> [Your instructions] Copy every line that holds "document".

> [Given data]

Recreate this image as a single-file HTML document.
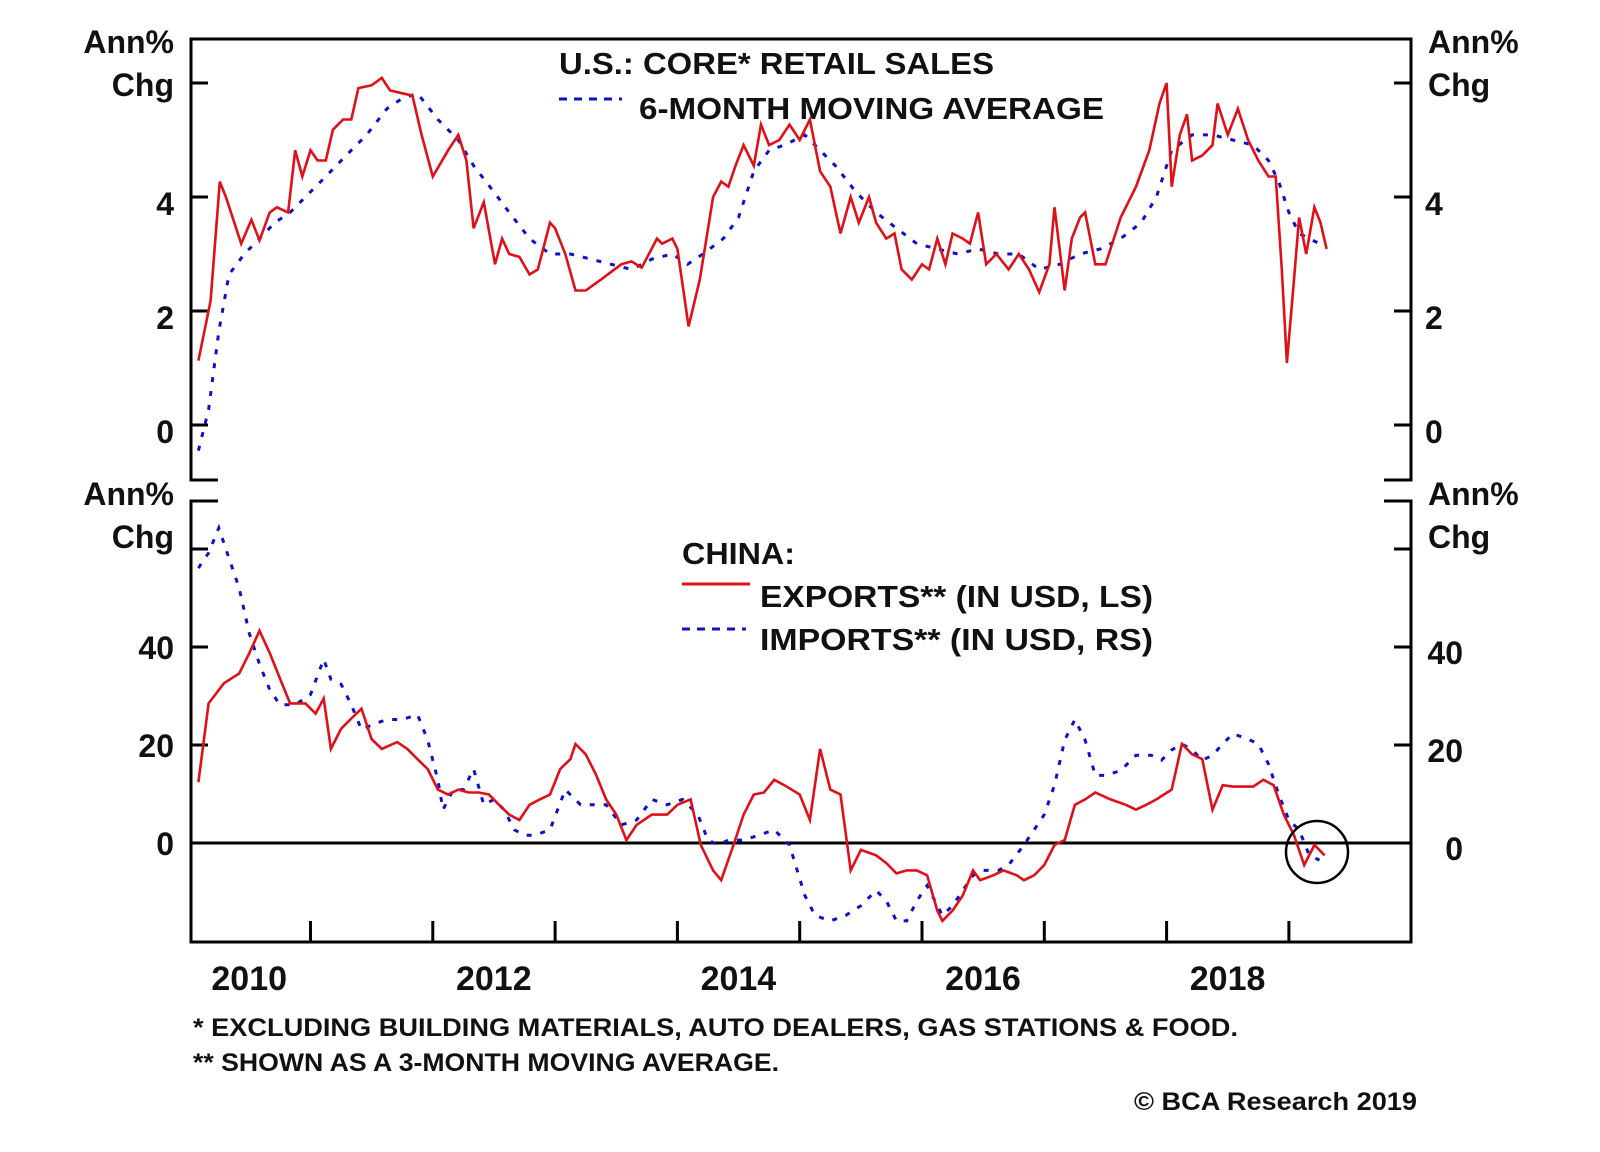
<!DOCTYPE html>
<html><head><meta charset="utf-8">
<style>
html,body{margin:0;padding:0;background:#fff;}
svg{display:block;}
text{font-family:"Liberation Sans",Arial,sans-serif;font-weight:bold;fill:#111;}
</style></head>
<body>
<svg id="chart" width="1600" height="1152" viewBox="0 0 1600 1152" xmlns="http://www.w3.org/2000/svg">
<rect x="0" y="0" width="1600" height="1152" fill="#fff"/>
<g id="frame" stroke="#000" stroke-width="3" fill="none">
  <polyline points="218,480 191,480 191,39 1411,39 1411,480 1384,480"/>
  <polyline points="218,501 191,501 191,942 1411,942 1411,501 1384,501"/>
</g>
<g id="ticks"></g>
<g id="series"></g>
<g id="labels"></g>

<g>
  <text x="559" y="74" font-size="31" textLength="435" lengthAdjust="spacingAndGlyphs">U.S.: CORE* RETAIL SALES</text>
  <line x1="559" y1="99" x2="622" y2="99" stroke="#1010c8" stroke-width="3" stroke-dasharray="8 7"/>
  <text x="639" y="119" font-size="31" textLength="465" lengthAdjust="spacingAndGlyphs">6-MONTH MOVING AVERAGE</text>
</g>
<g>
  <text x="682" y="564" font-size="31" textLength="113" lengthAdjust="spacingAndGlyphs">CHINA:</text>
  <line x1="682" y1="584" x2="750" y2="584" stroke="#e01018" stroke-width="3"/>
  <text x="760" y="607" font-size="31" textLength="393" lengthAdjust="spacingAndGlyphs">EXPORTS** (IN USD, LS)</text>
  <line x1="682" y1="629" x2="746" y2="629" stroke="#1010c8" stroke-width="3" stroke-dasharray="8 7"/>
  <text x="760" y="650" font-size="31" textLength="393" lengthAdjust="spacingAndGlyphs">IMPORTS** (IN USD, RS)</text>
</g>
<ellipse cx="1317" cy="852" rx="31" ry="31" fill="none" stroke="#000" stroke-width="2.5"/>
<g>
  <text x="193" y="1036" font-size="25" textLength="1045" lengthAdjust="spacingAndGlyphs">*  EXCLUDING BUILDING MATERIALS, AUTO DEALERS, GAS STATIONS &amp; FOOD.</text>
  <text x="193" y="1071" font-size="25" textLength="586" lengthAdjust="spacingAndGlyphs">** SHOWN AS A 3-MONTH MOVING AVERAGE.</text>
  <text x="1134" y="1110" font-size="25" textLength="283" lengthAdjust="spacingAndGlyphs">© BCA Research 2019</text>
</g>
</svg>
<script>
// months since Jan 2010
const usSalesMonths = [1.0,2.2,3.1,3.7,5.2,6.2,7.0,8.0,8.7,9.8,10.5,11.2,12.0,12.7,13.5,14.2,15.2,16.0,16.7,18.0,19.0,19.8,21.0,22.0,22.9,24.0,25.5,26.5,27.3,28.0,29.0,30.1,30.8,31.5,32.5,33.5,34.3,35.5,36.0,37.0,38.0,39.0,40.5,42.5,43.5,44.5,46.0,46.5,47.5,48.0,49.1,50.2,51.5,52.3,53.0,53.7,54.5,55.5,56.2,57.0,58.0,59.0,60.0,61.0,62.0,63.0,64.0,65.0,65.8,66.8,67.5,68.5,69.3,70.0,71.0,72.0,72.7,73.5,74.3,75.0,76.0,76.7,77.5,78.3,79.3,80.5,81.5,82.5,83.5,84.5,85.0,86.0,86.7,87.5,88.0,89.0,90.0,91.5,93.0,94.3,95.3,96.0,96.5,97.3,98.0,98.5,99.5,100.5,101.0,102.0,103.0,104.0,105.0,106.0,106.7,107.3,107.8,108.5,109.0,109.7,110.5,111.1,111.7];
const usSalesValues = [1.13,2.18,4.27,4.0,3.18,3.6,3.24,3.73,3.82,3.73,4.82,4.36,4.82,4.64,4.64,5.18,5.36,5.36,5.91,5.96,6.09,5.87,5.82,5.78,5.09,4.36,4.82,5.09,4.64,3.45,3.91,2.82,3.27,3.0,2.95,2.64,2.73,3.55,3.45,3.0,2.36,2.36,2.55,2.82,2.87,2.76,3.27,3.18,3.27,3.09,1.73,2.55,4.0,4.27,4.18,4.55,4.91,4.55,5.27,4.91,5.0,5.27,5.0,5.36,4.45,4.18,3.36,4.0,3.55,4.0,3.55,3.27,3.36,2.73,2.55,2.82,2.73,3.27,2.82,3.36,3.27,3.18,3.73,2.82,3.0,2.73,3.0,2.73,2.33,2.82,3.82,2.36,3.27,3.64,3.73,2.82,2.82,3.64,4.18,4.82,5.64,6.0,4.18,5.09,5.45,4.64,4.73,4.91,5.64,5.09,5.55,5.0,4.64,4.36,4.36,2.73,1.09,2.55,3.64,3.0,3.82,3.55,3.09];
const usMaMonths = [1.0,2.0,3.0,4.0,5.5,7.0,8.5,10.0,11.5,13.5,15.5,17.5,19.5,21.0,22.5,24.5,26.5,28.0,30.0,31.5,33.5,35.5,37.5,39.5,41.5,43.5,45.5,47.5,49.0,50.5,52.5,54.0,55.5,57.0,58.5,60.5,62.0,63.5,65.5,67.5,69.5,71.5,73.5,75.5,77.5,79.5,81.5,83.5,85.5,87.5,89.5,91.5,93.5,95.0,96.5,98.5,100.5,102.5,104.5,106.0,107.0,108.0,109.0,110.0,111.0];
const usMaValues = [-0.45,0.27,1.64,2.64,3.0,3.27,3.55,3.73,4.0,4.36,4.73,5.09,5.55,5.73,5.82,5.36,5.0,4.55,4.09,3.73,3.27,3.0,3.0,2.91,2.82,2.73,2.91,3.0,2.82,3.0,3.27,3.64,4.45,4.82,4.91,5.09,4.82,4.55,4.09,3.73,3.45,3.18,3.09,3.0,3.09,3.0,3.0,2.73,2.82,3.0,3.09,3.27,3.55,4.0,4.82,5.09,5.09,5.0,4.91,4.64,4.27,3.73,3.36,3.27,3.18];
const exportsMonths = [1.0,2.0,3.5,5.0,6.0,7.0,8.0,9.0,10.0,11.5,12.5,13.3,14.0,15.0,16.0,17.0,18.0,19.0,20.5,21.5,22.5,23.5,24.5,25.5,26.5,27.5,28.5,29.5,30.5,31.5,32.5,33.5,34.5,35.5,36.5,37.5,38.0,39.0,40.0,41.0,42.0,43.0,44.0,45.5,47.0,48.0,49.3,50.3,51.5,52.3,53.5,54.5,55.5,56.5,57.5,58.5,60.0,61.0,62.0,63.0,64.0,65.0,66.0,67.5,68.5,69.5,70.5,71.5,72.5,73.5,74.0,75.0,76.0,77.0,77.7,79.0,80.0,81.3,82.0,83.0,84.0,85.0,86.0,87.0,88.0,89.0,90.5,92.0,93.0,94.0,95.0,96.5,97.5,98.5,99.5,100.5,101.5,102.5,103.5,104.5,105.5,106.5,107.5,108.5,109.5,110.5,111.5];
const exportsValues = [12.4,28.5,32.6,34.6,38.8,43.3,38.8,33.6,28.5,28.5,26.4,29.5,19.2,23.3,25.4,27.4,21.2,19.2,20.6,19.2,17.1,15.1,10.9,9.9,10.9,10.3,10.3,9.9,7.8,5.8,4.7,7.8,8.9,9.9,15.1,17.1,20.2,18.1,14.0,8.9,5.8,0.6,3.7,5.8,5.8,7.8,8.9,-0.4,-5.6,-7.6,-0.4,5.8,9.9,10.3,12.9,11.8,9.9,4.7,19.2,10.9,9.9,-5.6,-1.4,-2.5,-4.1,-6.2,-5.6,-5.6,-6.6,-13.8,-15.9,-13.8,-10.7,-5.6,-7.6,-6.6,-5.6,-6.6,-7.6,-6.6,-4.5,-0.4,0.6,7.8,8.9,10.3,8.9,7.8,6.8,7.8,8.9,10.9,20.2,18.1,17.1,6.8,11.8,11.5,11.5,11.5,12.9,11.8,5.8,1.6,-4.5,-0.4,-2.5];
const importsMonths = [1.0,2.0,3.0,4.0,5.0,6.0,7.0,8.0,9.0,10.5,12.0,13.3,14.0,15.0,16.0,17.0,18.0,19.5,21.0,22.5,23.5,24.5,25.0,26.0,27.0,28.0,29.0,30.0,31.0,32.0,33.0,34.0,35.5,37.0,38.5,39.5,41.0,42.5,44.0,45.5,47.0,48.5,50.0,51.0,52.0,53.0,54.5,56.0,57.5,59.0,60.5,61.5,63.0,64.5,66.0,67.5,68.5,69.5,70.5,71.5,72.5,74.0,75.0,76.0,77.0,78.0,79.5,80.5,82.0,83.0,84.0,85.0,86.0,87.0,88.0,89.0,90.0,91.5,93.0,94.5,95.5,96.5,97.5,98.5,99.5,100.5,101.5,102.5,104.0,105.0,106.0,107.0,108.0,109.0,110.0,111.0];
const importsValues = [56.1,59.2,64.3,58.1,52.0,42.7,36.5,31.3,28.2,28.2,30.3,37.5,33.4,32.4,28.2,23.1,24.1,25.2,25.2,26.2,21.0,12.8,6.8,10.9,10.9,15.1,7.8,8.9,6.8,2.7,1.6,1.6,2.7,10.9,7.8,7.8,7.8,3.7,4.7,8.9,7.8,8.9,5.8,0.6,-0.4,0.6,0.6,1.6,2.7,-0.4,-10.7,-14.8,-15.9,-14.8,-12.8,-9.7,-11.8,-15.9,-15.9,-11.8,-8.7,-14.8,-12.8,-9.7,-6.6,-5.6,-5.6,-4.5,-0.4,2.7,5.8,11.8,21.0,25.2,21.0,13.8,13.8,14.8,17.9,17.9,16.9,19.0,20.2,19.0,16.9,17.9,20.2,22.3,21.2,20.2,16.1,9.9,4.7,2.7,-2.5,-3.5];
const upperTicks = [0,2,4,6];
const upperTickLabels = ["0","2","4",""];
const lowerTicks = [0,20,40,60];
const lowerTickLabels = ["0","20","40",""];
const yearTicks = [2011,2012,2013,2014,2015,2016,2017,2018,2019];
const yearLabels = [2010,2012,2014,2016,2018];

const NS = "http://www.w3.org/2000/svg";
function xOf(m){ return 922 + (m/12 + 2010 - 2016) * 122.3; }
function yearX(y){ return 922 + (y - 2016) * 122.3; }
function yU(v){ return 425 - 57 * v; }
function yL(v){ return 843 - 4.9 * v; }
function mk(tag, attrs, parent){
  const e = document.createElementNS(NS, tag);
  for (const k in attrs) e.setAttribute(k, attrs[k]);
  parent.appendChild(e);
  return e;
}
const gT = document.getElementById('ticks');
const gS = document.getElementById('series');
const gL = document.getElementById('labels');

upperTicks.forEach((v,i)=>{
  const y = yU(v);
  let a = mk('line',{x1:191,x2:208,y1:y,y2:y,stroke:'#000','stroke-width':3},gT);
  
  
  let b = mk('line',{x1:1394,x2:1411,y1:y,y2:y,stroke:'#000','stroke-width':3},gT);
  
  
  if (upperTickLabels[i]) {
    let t = mk('text',{x:174,y:y+18,'font-size':32,'text-anchor':'end'},gL);
    t.textContent = upperTickLabels[i];
    
    
    let t2 = mk('text',{x:1425,y:y+18,'font-size':32},gL);
    t2.textContent = upperTickLabels[i];
    
    
  }
});
lowerTicks.forEach((v,i)=>{
  const y = yL(v);
  let a = mk('line',{x1:191,x2:208,y1:y,y2:y,stroke:'#000','stroke-width':3},gT);
  
  
  let b = mk('line',{x1:1394,x2:1411,y1:y,y2:y,stroke:'#000','stroke-width':3},gT);
  
  
  if (lowerTickLabels[i]) {
    let t = mk('text',{x:174,y:y+12,'font-size':32,'text-anchor':'end'},gL);
    t.textContent = lowerTickLabels[i];
    
    
    let t2 = mk('text',{x:1463,y:y+17,'font-size':32,'text-anchor':'end'},gL);
    t2.textContent = lowerTickLabels[i];
    
    
  }
});
let zl = mk('line',{x1:191,x2:1411,y1:yL(0),y2:yL(0),stroke:'#000','stroke-width':3},gT);


yearTicks.forEach(yr=>{
  const x = yearX(yr);
  let l = mk('line',{x1:x,x2:x,y1:921,y2:942,stroke:'#000','stroke-width':3},gT);
  
  
});
yearLabels.forEach(yr=>{
  let t = mk('text',{x:yearX(yr)+61,y:990,'font-size':34,'text-anchor':'middle'},gL);
  t.textContent = String(yr);
  
  
});
[[174,'end',53,'Ann%'],[174,'end',96,'Chg'],[1428,'start',53,'Ann%'],[1428,'start',96,'Chg'],
 [174,'end',505,'Ann%'],[174,'end',548,'Chg'],[1428,'start',505,'Ann%'],[1428,'start',548,'Chg']].forEach(a=>{
  let t = mk('text',{x:a[0],y:a[2],'font-size':32,'text-anchor':a[1]},gL);
  t.textContent = a[3];
  
  
});
function pts(ms, vs, yf){ return ms.map((m,i)=>xOf(m).toFixed(1)+','+yf(vs[i]).toFixed(1)).join(' '); }
let s1 = mk('polyline',{points:pts(usMaMonths,usMaValues,yU),fill:'none',stroke:'#1010c8','stroke-width':3,'stroke-dasharray':'5 9'},gS);


let s2 = mk('polyline',{points:pts(usSalesMonths,usSalesValues,yU),fill:'none',stroke:'#e01018','stroke-width':2.6},gS);


let s3 = mk('polyline',{points:pts(importsMonths,importsValues,yL),fill:'none',stroke:'#1010c8','stroke-width':3,'stroke-dasharray':'5 9'},gS);


let s4 = mk('polyline',{points:pts(exportsMonths,exportsValues,yL),fill:'none',stroke:'#e01018','stroke-width':2.6},gS);


</script>
</body></html>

> [Result]
Recreate this image as a single-file HTML document.
  const e = document.createElementNS(NS, tag);
const gT = document.getElementById('ticks');
const gS = document.getElementById('series');
const gL = document.getElementById('labels');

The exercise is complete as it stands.